I dont care about it, because i use vista. I'd need creative alchemy and various other things, and i just cant be stuffed.


----------



## Electric (Mar 3, 2008)

Mussels said:


> he isnt talking about fps. he IS talking about quality, and does crysis even use EAX? dunno about you, but even with HD audio lots of games (especially older EAX titles with EAX off) give distorted audio, or drop sounds entirely when the action gets going. X-ram with EAX titles allows more sound at once, which is a boost if you use surround sound - not for FPS, or for ALL games.
> 
> I dont care about it, because i use vista. I'd need creative alchemy and various other things, and i just cant be stuffed.



No having X-Ram wont increase the quality of the audio....having 2 or 3mb Ram is more than enough to process audio.....Having X-Ram will only benefit in games.....That too is not effective when you run games on a core2!....Wont believe me..put a gamer and gamer FPS together and see!

EDIT=X-Ram is not hi performance ram!


----------



## btarunr (Mar 3, 2008)

The part where you talk about "core2" is crap.

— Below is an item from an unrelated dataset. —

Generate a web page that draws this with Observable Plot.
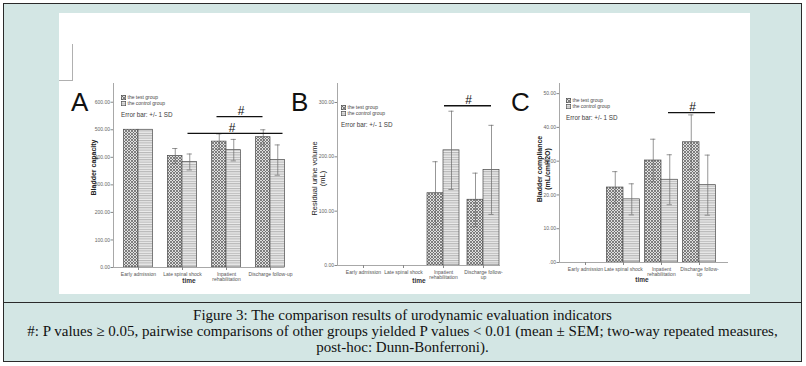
<!DOCTYPE html>
<html>
<head>
<meta charset="utf-8">
<script src="https://cdn.jsdelivr.net/npm/d3@7"></script>
<script src="https://cdn.jsdelivr.net/npm/@observablehq/plot@0.6"></script>
<style>
  html, body { margin: 0; padding: 0; background: #ffffff; }
  #page { position: relative; width: 806px; height: 366px; overflow: hidden; }
  #frame { position: absolute; left: 3px; top: 3px; width: 797px; height: 357px; background: #d3e6e4; border: 1.5px solid #2a2a2a; }
  #sep { position: absolute; left: 3px; top: 302px; width: 799px; height: 0; border-top: 1.5px solid #2a2a2a; }
  #white { position: absolute; left: 59px; top: 13px; width: 691px; height: 281px; background: #ffffff; }
  .deco { position: absolute; background: #b0b0b0; }
  .panel { position: absolute; }
  .letter { position: absolute; font-family: "Liberation Sans", Arial, sans-serif; font-size: 26px; color: #111111; line-height: 1; }
  .legend { position: absolute; font-family: "Liberation Sans", Arial, sans-serif; color: #474747; }
  .legend .row { display: flex; align-items: center; font-size: 5px; line-height: 5.5px; height: 5.5px; white-space: nowrap; }
  .legend .row svg { margin-right: 1.5px; }
  .legend .err { font-size: 6.3px; margin-top: 5px; white-space: nowrap; color: #3c3c3c; }
  #caption { position: absolute; left: 3px; top: 308px; width: 799px; text-align: center; font-family: "Liberation Serif", "DejaVu Serif", serif; font-size: 15px; line-height: 15.8px; color: #111111; white-space: nowrap; }
</style>
</head>
<body>
<div id="page">
  <div id="frame"></div>
  <div id="sep"></div>
  <div id="white"></div>
  <div class="deco" style="left:72px;top:44px;width:1px;height:37px;"></div>
  <div class="deco" style="left:59px;top:80px;width:14px;height:1px;"></div>
  <svg width="0" height="0" style="position:absolute">
    <defs>
      <pattern id="pTest" patternUnits="userSpaceOnUse" width="3" height="3">
        <rect width="3" height="3" fill="#e0e0e0"></rect>
        <path d="M0,0 L3,3 M3,0 L0,3" stroke="#666666" stroke-width="0.8"></path>
      </pattern>
      <pattern id="pCtrl" patternUnits="userSpaceOnUse" width="4" height="2.4">
        <rect width="4" height="2.4" fill="#ececec"></rect>
        <line x1="0" y1="0.6" x2="4" y2="0.6" stroke="#999999" stroke-width="0.8"></line>
      </pattern>
    </defs>
  </svg>
  <div id="caption">Figure 3: The comparison results of urodynamic evaluation indicators<br>#: P values ≥ 0.05, pairwise comparisons of other groups yielded P values &lt; 0.01 (mean ± SEM; two-way repeated measures,<br>post-hoc: Dunn-Bonferroni).</div>
</div>
<script>
// ---------------- data ----------------
const categories = ["Early admission", "Late spinal shock", "Inpatient rehabilitation", "Discharge follow-up"];
const groupNames = ["the test group", "the control group"];
const errorNote = "Error bar: +/- 1 SD";
const xTitle = "time";

// Panel A: bladder capacity
const capacityTestMean = [500, 405, 457, 473];
const capacityTestSD = [0, 27, 28, 27];
const capacityControlMean = [500, 383, 426, 390];
const capacityControlSD = [0, 29, 39, 55];
const capacityTicks = [0, 100, 200, 300, 400, 500, 600];
const capacityTickLabels = ["0.00", "100.00", "200.00", "300.00", "400.00", "500.00", "600.00"];
const capacityCatLabels = ["Early admission", "Late spinal shock", "Inpatient\nrehabilitation", "Discharge follow-up"];
const capacitySig = [
  {from: "Inpatient rehabilitation", to: "Discharge follow-up", y: 548},
  {from: "Late spinal shock", to: "Discharge follow-up", y: 487}
];

// Panel B: residual urine volume
const residualTestMean = [0, 0, 133, 121];
const residualTestSD = [0, 0, 58, 49];
const residualControlMean = [0, 0, 212, 176];
const residualControlSD = [0, 0, 72, 82];
const residualTicks = [0, 100, 200, 300];
const residualTickLabels = ["0.00", "100.00", "200.00", "300.00"];
const residualCatLabels = ["Early admission", "Late spinal shock", "Inpatient\nrehabilitation", "Discharge follow-\nup"];
const residualSig = [
  {from: "Inpatient rehabilitation", to: "Discharge follow-up", y: 294}
];

// Panel C: bladder compliance
const complianceTestMean = [0, 22.2, 30.2, 35.6];
const complianceTestSD = [0, 4.7, 6.3, 8.1];
const complianceControlMean = [0, 18.7, 24.5, 22.9];
const complianceControlSD = [0, 4.6, 7.4, 8.9];
const complianceTicks = [0, 10, 20, 30, 40, 50];
const complianceTickLabels = [".00", "10.00", "20.00", "30.00", "40.00", "50.00"];
const complianceCatLabels = ["Early admission", "Late spinal shock", "Inpatient\nrehabilitation", "Discharge follow-\nup"];
const complianceSig = [
  {from: "Inpatient rehabilitation", to: "Discharge follow-up", y: 44.4}
];

// ---------------- drawing ----------------
const FONT = "'Liberation Sans', Arial, sans-serif";

function panel(cfg) {
  const rows = categories.map((c, i) => ({
    c, tm: cfg.testMean[i], ts: cfg.testSD[i], cm: cfg.controlMean[i], cs: cfg.controlSD[i]
  }));
  const band = (cfg.xRange[1] - cfg.xRange[0]) / categories.length;
  const bw = cfg.barW;
  const pad = (band - 2 * bw) / 2;
  const cap = 2.6;
  const errT = rows.filter(d => d.ts > 0);
  const errC = rows.filter(d => d.cs > 0);
  const errStyle = {stroke: "#6a6a6a", strokeWidth: 0.7};
  const plot = Plot.plot({
    width: cfg.width, height: cfg.height,
    marginLeft: cfg.ml, marginRight: cfg.mr, marginTop: cfg.mt, marginBottom: cfg.mb,
    x: {type: "band", domain: categories, range: cfg.xRange, padding: 0, axis: null},
    y: {domain: [0, cfg.yMax], axis: null},
    style: {fontFamily: FONT, fontSize: "5px", color: "#555555", background: "transparent", overflow: "visible"},
    marks: [
      Plot.barY(rows, {x: "c", y: "tm", fill: "url(#pTest)", stroke: "#4a4a4a", strokeWidth: 0.7, insetLeft: pad, insetRight: pad + bw}),
      Plot.barY(rows, {x: "c", y: "cm", fill: "url(#pCtrl)", stroke: "#4a4a4a", strokeWidth: 0.7, insetLeft: pad + bw, insetRight: pad}),
      Plot.ruleX(errT, {x: "c", y1: d => d.tm - d.ts, y2: d => d.tm + d.ts, dx: -bw / 2, ...errStyle}),
      Plot.tickY(errT, {x: "c", y: d => d.tm + d.ts, insetLeft: pad + bw / 2 - cap, insetRight: pad + 1.5 * bw - cap, ...errStyle}),
      Plot.tickY(errT, {x: "c", y: d => d.tm - d.ts, insetLeft: pad + bw / 2 - cap, insetRight: pad + 1.5 * bw - cap, ...errStyle}),
      Plot.ruleX(errC, {x: "c", y1: d => d.cm - d.cs, y2: d => d.cm + d.cs, dx: bw / 2, ...errStyle}),
      Plot.tickY(errC, {x: "c", y: d => d.cm + d.cs, insetLeft: pad + 1.5 * bw - cap, insetRight: pad + bw / 2 - cap, ...errStyle}),
      Plot.tickY(errC, {x: "c", y: d => d.cm - d.cs, insetLeft: pad + 1.5 * bw - cap, insetRight: pad + bw / 2 - cap, ...errStyle}),
      Plot.ruleY([0], {stroke: "#a8a8a8", strokeWidth: 1}),
      Plot.frame({anchor: "left", stroke: "#a8a8a8", strokeWidth: 1}),
      Plot.axisY({ticks: cfg.ticks, tickFormat: d => cfg.tickLabels[cfg.ticks.indexOf(d)], tickSize: 2.5, tickPadding: 1, fontSize: 5, stroke: "#888888", fill: "#666666"}),
      Plot.axisX({tickSize: 3, tickPadding: 2, tickFormat: d => cfg.catLabels[categories.indexOf(d)], fontSize: 5, lineHeight: 1, stroke: "#888888", fill: "#555555"}),
      ...cfg.sig.map((s, k) => Plot.ruleY([s], {y: "y", x1: "from", x2: "to", insetLeft: cfg.sigInset[k][0], insetRight: cfg.sigInset[k][1], stroke: "#111111", strokeWidth: 1.3})),
      ...cfg.sig.map((s, k) => Plot.text([s], {x: "from", y: "y", text: () => "#", dx: cfg.sigHashDx[k], dy: -1.5, lineAnchor: "bottom", fontSize: 12, fill: "#111111", fontFamily: FONT})),
      Plot.text([cfg.yTitle], {frameAnchor: "left", textAnchor: "middle", rotate: -90, dx: -cfg.yTitleOffset, dy: cfg.yTitleDy, lineAnchor: "middle", fontSize: cfg.yTitleSize, fontWeight: cfg.yTitleWeight, fill: "#222222", lineHeight: 1.1}),
      Plot.text([xTitle], {frameAnchor: "bottom", dx: cfg.timeDx, dy: cfg.timeDy, lineAnchor: "top", fontSize: 6.5, fontWeight: "bold", fill: "#333333"})
    ]
  });
  plot.classList.add("panel");
  plot.style.left = cfg.left + "px";
  plot.style.top = cfg.top + "px";
  plot.style.position = "absolute";
  return plot;
}

const page = document.getElementById("page");

page.appendChild(panel({
  left: 60, top: 80, width: 226, height: 215, ml: 53, mr: 2, mt: 3, mb: 28,
  xRange: [55.5, 231.5], barW: 14.5, yMax: 668,
  testMean: capacityTestMean, testSD: capacityTestSD, controlMean: capacityControlMean, controlSD: capacityControlSD,
  ticks: capacityTicks, tickLabels: capacityTickLabels, catLabels: capacityCatLabels,
  sig: capacitySig, sigInset: [[12.5, 29.5], [27.5, 9.5]], sigHashDx: [14.5, 49.5],
  yTitle: "Bladder capacity", yTitleOffset: 20, yTitleDy: -8, yTitleSize: 7, yTitleWeight: "bold",
  timeDx: -10, timeDy: 11
}));

page.appendChild(panel({
  left: 285, top: 80, width: 220, height: 215, ml: 52, mr: 5, mt: 3, mb: 30,
  xRange: [58, 218], barW: 16, yMax: 335,
  testMean: residualTestMean, testSD: residualTestSD, controlMean: residualControlMean, controlSD: residualControlSD,
  ticks: residualTicks, tickLabels: residualTickLabels, catLabels: residualCatLabels,
  sig: residualSig, sigInset: [[21, 12]], sigHashDx: [25],
  yTitle: "Residual urine volume\n(mL)", yTitleOffset: 19, yTitleDy: 4, yTitleSize: 7.5, yTitleWeight: "normal",
  timeDx: 0, timeDy: 13
}));

page.appendChild(panel({
  left: 505, top: 80, width: 230, height: 215, ml: 54, mr: 7, mt: 3, mb: 33,
  xRange: [61, 213], barW: 16.5, yMax: 53,
  testMean: complianceTestMean, testSD: complianceTestSD, controlMean: complianceControlMean, controlSD: complianceControlSD,
  ticks: complianceTicks, tickLabels: complianceTickLabels, catLabels: complianceCatLabels,
  sig: complianceSig, sigInset: [[26, 3]], sigHashDx: [31],
  yTitle: "Bladder compliance\n(mL/cmH2O)", yTitleOffset: 16, yTitleDy: -4, yTitleSize: 7, yTitleWeight: "bold",
  timeDx: -2, timeDy: 15
}));

// panel letters and legends (inside the white figure area)
function letter(t, x, y) {
  const d = document.createElement("div");
  d.className = "letter"; d.textContent = t;
  d.style.left = x + "px"; d.style.top = y + "px";
  page.appendChild(d);
}
function legend(x, y) {
  const d = document.createElement("div");
  d.className = "legend"; d.style.left = x + "px"; d.style.top = y + "px";
  const fills = ["url(#pTest)", "url(#pCtrl)"];
  groupNames.forEach((g, i) => {
    const r = document.createElement("div"); r.className = "row";
    r.innerHTML = `<svg width="5" height="5"><rect x="0.3" y="0.3" width="4.4" height="4.4" fill="${fills[i]}" stroke="#444444" stroke-width="0.6"></rect></svg><span>${g}</span>`;
    d.appendChild(r);
  });
  const e = document.createElement("div"); e.className = "err"; e.textContent = errorNote;
  d.appendChild(e);
  page.appendChild(d);
}
letter("A", 71, 89);
letter("B", 291, 89);
letter("C", 511, 89);
legend(121, 95);
legend(341, 105);
legend(566, 98);
</script>
</body>
</html>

What is Core 2 anyway? It's just a multi-core processor. A processor that can that can handle multiple threads. Processing audio requires less RAM is true but the point is not about how much memory but latency. As it is the X-Fi processor suffers huge latency issues as described in several reviews. X-RAM is a storage for all the sound samples of a game in a given map so that the audio processor can handle the audio data quicker than if it were on the main-memory. Even a 50ms latency can have a huge impact on the output quality as with the known issues of bad EAX processing. X-RAM is NOT used for audio Processing, just to reduce latancies between accessing wave data from the main memory, let me put up that again:


----------



## Electric (Mar 3, 2008)

Do you have a Gamer FPS?


----------



## btarunr (Mar 3, 2008)

I've got Xtreme Gamer and Auzen X-Fi Prelude. The latter has the X-RAM, the former doesn't.


----------



## Electric (Mar 3, 2008)

Obviously the Prelude has more quality!...IT is the best card so far for games and movies.....hehe...all this time you were comparing the prelude and the normal Gamer? should have said so!.......Compare the Gamer to a Gamer FPS.....


----------



## btarunr (Mar 3, 2008)

Electric said:


> Obviously the Prelude has more quality!...IT is the best card so far for games and movies.....hehe...all this time you were comparing the prelude and the normal Gamer? should have said so!.......Compare the Gamer to a Gamer FPS.....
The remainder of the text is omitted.